On a broader level, where are we landing on making the text “accessible” to out-group people — versus saying, you know what, readers are going to go along with this and do whatever Googling they need to, but I’m not going to dilute my cultural texture with extraneous explanations?
Tied up in this is that part of what we want from representation is, sometimes, to educate — but the other side of that coin is that educating people is exhausting, and we don’t want to be called on to be racial ambassadors every minute, which we often are in life outside of writing anyway. And one other thing the podcast hosts mentioned, that the “explanatory comma” explanation is often, by necessity, short, and can therefore end up diluted or incomplete (as in my above example).
So what to do?
Here are the places I’ve landed, personally, when it comes to fiction:
There’s no actual answer to this. There’s no one perfect way minority authors can write that will simultaneously solve all these questions.
It is absolutely fine for minority authors to land all different places on whether they choose to be more broadly accessible or decide they’re going to expect people to get it. Or for the same writer to approach different pieces different ways. These are all entirely valid ways to write.
On a craft level, in fiction I tend to avoid an “explanatory comma” in its rawest form (the definitional form, like, “Journey to the West, COMMA, an extremely famous classical Chinese novel that spawned a thousand adaptations and cultural references!”). I do it sometimes, but most of the time, it’s clunky and terrible. If I want to explain, I’m more likely to drop in contextual clues in surrounding sentences so out-of-the-know readers can pick up the gist.
I’ve decided I’m not only okay with a piece working on multiple levels for different readers, but a lot of times I strive for that. I have absolutely written pieces where people who related to the context had a completely different reading experience. One short story (in the Shades Within Us anthology), people who related thought it was a hopeful story whereas people who didn’t read it as a tragedy!

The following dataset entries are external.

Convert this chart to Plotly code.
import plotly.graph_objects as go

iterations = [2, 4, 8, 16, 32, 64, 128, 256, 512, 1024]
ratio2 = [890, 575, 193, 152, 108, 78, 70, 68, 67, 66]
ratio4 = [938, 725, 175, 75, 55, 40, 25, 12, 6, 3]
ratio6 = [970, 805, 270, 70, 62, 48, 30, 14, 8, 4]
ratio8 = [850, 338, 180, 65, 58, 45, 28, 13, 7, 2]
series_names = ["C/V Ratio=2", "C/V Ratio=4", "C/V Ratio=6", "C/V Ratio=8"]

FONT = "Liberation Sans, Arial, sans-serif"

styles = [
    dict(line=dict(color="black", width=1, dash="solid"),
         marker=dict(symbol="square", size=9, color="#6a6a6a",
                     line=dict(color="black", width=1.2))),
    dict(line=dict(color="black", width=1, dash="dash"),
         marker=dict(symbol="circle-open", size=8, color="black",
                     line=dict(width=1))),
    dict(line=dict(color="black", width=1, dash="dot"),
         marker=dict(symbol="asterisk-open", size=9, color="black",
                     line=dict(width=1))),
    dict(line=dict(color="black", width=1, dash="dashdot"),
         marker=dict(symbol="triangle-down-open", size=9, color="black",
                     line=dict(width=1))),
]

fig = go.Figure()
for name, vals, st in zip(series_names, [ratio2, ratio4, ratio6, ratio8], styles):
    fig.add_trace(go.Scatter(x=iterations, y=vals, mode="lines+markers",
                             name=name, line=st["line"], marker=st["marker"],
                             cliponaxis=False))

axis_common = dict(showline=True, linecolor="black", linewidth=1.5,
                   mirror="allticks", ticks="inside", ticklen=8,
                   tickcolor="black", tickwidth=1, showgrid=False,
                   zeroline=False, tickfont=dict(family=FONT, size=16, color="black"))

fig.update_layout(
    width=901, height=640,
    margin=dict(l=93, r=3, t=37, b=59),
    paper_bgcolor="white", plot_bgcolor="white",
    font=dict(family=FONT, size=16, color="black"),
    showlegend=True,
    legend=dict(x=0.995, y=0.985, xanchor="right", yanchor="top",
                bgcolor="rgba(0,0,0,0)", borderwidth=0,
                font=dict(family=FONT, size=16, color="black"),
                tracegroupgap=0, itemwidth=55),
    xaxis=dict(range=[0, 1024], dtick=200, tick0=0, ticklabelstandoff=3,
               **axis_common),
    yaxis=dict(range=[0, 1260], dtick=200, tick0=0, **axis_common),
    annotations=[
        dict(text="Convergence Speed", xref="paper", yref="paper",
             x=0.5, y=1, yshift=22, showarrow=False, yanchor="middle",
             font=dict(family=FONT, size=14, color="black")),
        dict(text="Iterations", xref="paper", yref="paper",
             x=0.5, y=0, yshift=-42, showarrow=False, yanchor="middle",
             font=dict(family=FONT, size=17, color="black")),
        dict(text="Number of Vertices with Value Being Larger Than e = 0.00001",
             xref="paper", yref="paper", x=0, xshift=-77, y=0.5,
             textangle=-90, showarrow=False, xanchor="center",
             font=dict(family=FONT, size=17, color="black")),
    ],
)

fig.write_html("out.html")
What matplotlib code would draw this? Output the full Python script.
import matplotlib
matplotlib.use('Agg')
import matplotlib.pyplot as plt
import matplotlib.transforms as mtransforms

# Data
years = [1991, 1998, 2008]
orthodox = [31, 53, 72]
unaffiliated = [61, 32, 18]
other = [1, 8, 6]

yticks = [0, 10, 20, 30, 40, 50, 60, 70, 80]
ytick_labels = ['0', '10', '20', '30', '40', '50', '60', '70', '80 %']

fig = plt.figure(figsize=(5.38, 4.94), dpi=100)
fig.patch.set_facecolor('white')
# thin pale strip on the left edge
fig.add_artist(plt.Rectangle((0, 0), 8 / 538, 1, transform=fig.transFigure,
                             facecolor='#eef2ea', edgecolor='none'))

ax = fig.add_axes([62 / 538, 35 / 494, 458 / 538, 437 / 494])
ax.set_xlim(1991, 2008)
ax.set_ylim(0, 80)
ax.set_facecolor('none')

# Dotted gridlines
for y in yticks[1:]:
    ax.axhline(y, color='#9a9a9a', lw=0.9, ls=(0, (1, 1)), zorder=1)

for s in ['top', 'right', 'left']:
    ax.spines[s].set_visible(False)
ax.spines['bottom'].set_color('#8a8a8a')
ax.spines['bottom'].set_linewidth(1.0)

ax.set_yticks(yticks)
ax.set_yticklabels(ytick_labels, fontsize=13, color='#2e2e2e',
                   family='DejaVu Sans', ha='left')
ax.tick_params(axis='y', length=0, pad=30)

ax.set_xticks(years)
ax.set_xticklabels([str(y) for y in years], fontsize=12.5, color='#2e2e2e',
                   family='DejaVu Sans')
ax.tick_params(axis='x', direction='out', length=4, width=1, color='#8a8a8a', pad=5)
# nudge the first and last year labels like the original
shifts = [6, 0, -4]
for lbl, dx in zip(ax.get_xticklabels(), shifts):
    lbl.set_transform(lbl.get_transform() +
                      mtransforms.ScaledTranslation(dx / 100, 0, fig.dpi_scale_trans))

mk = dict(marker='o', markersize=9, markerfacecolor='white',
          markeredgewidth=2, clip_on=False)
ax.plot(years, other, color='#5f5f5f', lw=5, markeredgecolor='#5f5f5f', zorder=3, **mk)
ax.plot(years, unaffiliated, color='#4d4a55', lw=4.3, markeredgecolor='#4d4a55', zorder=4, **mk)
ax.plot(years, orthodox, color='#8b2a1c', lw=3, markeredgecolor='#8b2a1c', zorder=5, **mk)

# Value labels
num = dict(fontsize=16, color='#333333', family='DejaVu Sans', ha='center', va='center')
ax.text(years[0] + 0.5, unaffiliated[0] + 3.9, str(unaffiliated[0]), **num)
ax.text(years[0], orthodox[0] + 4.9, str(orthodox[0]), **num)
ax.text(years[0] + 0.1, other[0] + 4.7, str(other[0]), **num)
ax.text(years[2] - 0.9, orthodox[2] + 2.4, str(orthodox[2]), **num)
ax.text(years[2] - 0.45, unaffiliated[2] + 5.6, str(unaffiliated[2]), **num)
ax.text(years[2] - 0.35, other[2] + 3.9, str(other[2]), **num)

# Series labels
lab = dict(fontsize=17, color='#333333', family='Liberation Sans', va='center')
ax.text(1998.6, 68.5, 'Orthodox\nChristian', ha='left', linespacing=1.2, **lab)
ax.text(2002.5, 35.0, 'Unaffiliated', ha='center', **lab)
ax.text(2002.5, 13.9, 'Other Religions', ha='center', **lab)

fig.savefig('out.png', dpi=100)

I’m reminded of looking at Crazy Rich Asians reviews with an Asian friend, and how staggering the difference was between the Asian reviewers and the non-Asian reviewers in what they mentioned about the movie and what they found important. Sometimes it’s frustrating to put work out into the world and know that’s going to happen, but sometimes it’s what I’m explicitly going for. And sometimes it just seems the easiest way to navigate things, as much as I sometimes feel like I’m trying to write two different stories that both have to makes sense.

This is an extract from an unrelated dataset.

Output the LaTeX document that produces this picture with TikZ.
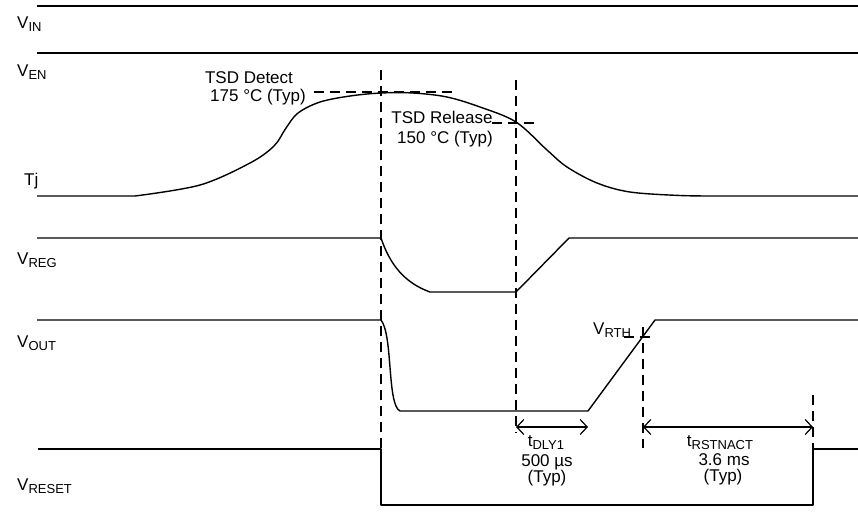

It’s okay for this to feel frustrating and unfair, because it is. To be honest, I see it as one of those invisible barriers that people who come from minority cultures have to face when trying to build a writing career. That this is something we end up having to spend time on and think about and often expend very personal emotional energy on.

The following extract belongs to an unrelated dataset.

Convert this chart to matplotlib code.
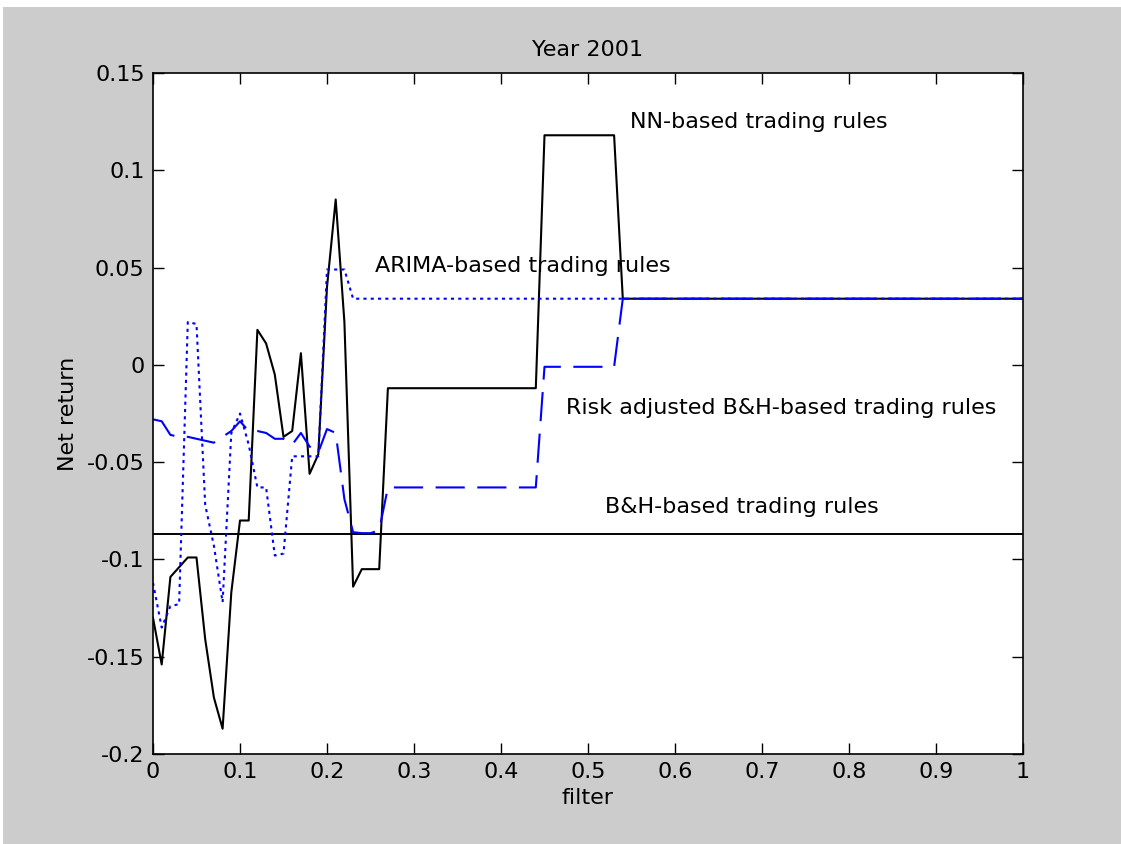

I want to note that of course, all writers think about similar craft questions — how much exposition? to explain or not to explain? — when it comes to all sorts of less weighty topics, such as fantasy worldbuilding, or a subject the character is an expert in but the reader likely isn’t, or technobabble science passages. But although there’s a little bit of craft overlap, there are stark differences in those examples when it comes to global context, societal baggage, and how the text will interact with the world.
Cultural accessibility is an extremely fraught topic, and I know very few minority writers who don’t have strong emotions or frustrations about it. If you’re not a minority writer, I hope this gives a very small glimpse of one of the reasons why!